Research papers. IJCAR 2001 invites submissions related to all aspects of automated reasoning, including foundations, implementations, and applications. Original research papers (up to 15 pages) and descriptions of working automated deduction systems (up to 5 pages) are solicited. All submissions must be received by January 14, 2001.

Note: A prize of 500 Euros will be given to the best paper, as judged by the program committee, written solely by one or more full-time students.

Short papers (up to 10 pages) are also solicited. These are intended for quick dissemination of work in progress or results not substantial enough for a full research paper. Authors of accepted papers are expected to present a brief outline of their work at the conference and to prepare a poster for display at the conference venue. The submission deadline is April 2, 2001.

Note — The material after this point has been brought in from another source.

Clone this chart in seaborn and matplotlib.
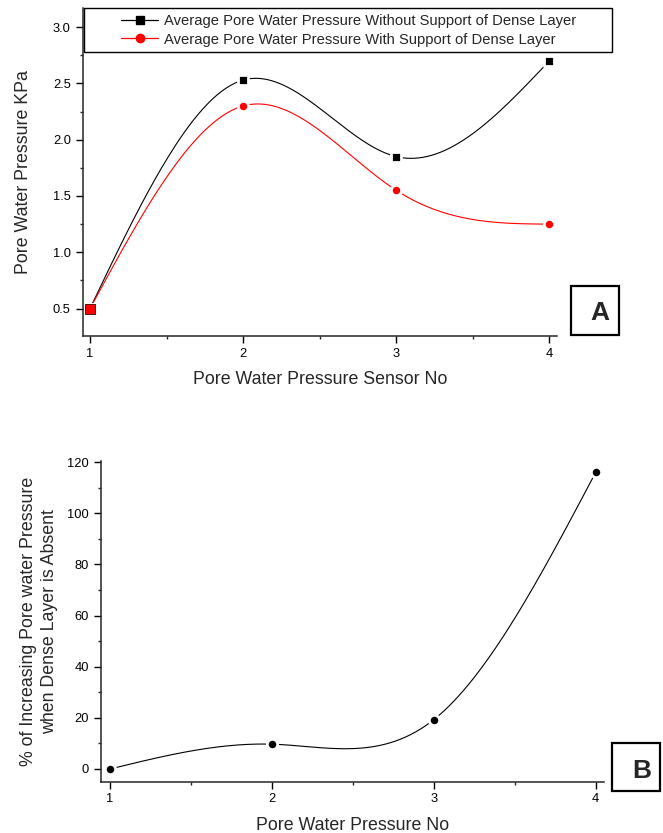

Tutorials. Proposals (1-2 pages) for tutorials are also solicited. At present, the tutorials are scheduled to take place on June 18-19. The deadline for submission of is January 15, 2001.

Workshops. Researchers and practitioners are invited to submit proposals (2 pages) for workshops on IJCAR-related topics. Workshops that close the gap between automated reasoning and related areas -- for instance, formal methods or software engineering -- are especially encouraged. The deadline for submission is January 1, 2001.

RTA

The 12th International Conference on Rewriting Techniques and Applications will take place on May 22-24, 2001, at the Sea of Galilee, Israel.

Papers are solicited on all aspects of rewriting, including applications, foundations, frameworks, implementation, and semantics. Submissions should fall into one of the following categories: (1) regular research papers describing new results, judged on correctness and significance (15 pages); (2) papers describing the experience of applying rewriting techniques in other areas, judged on relevance and comparison with other approaches (15 pages); (3) problem sets that provide realistic and interesting challenges in the field of rewriting (15 pages); and (4) system descriptions, containing a link to a working system to be judged on usefulness and design (4 pages).

Note: A prize of 2001 NIS will be given to the best paper as judged by the program committee.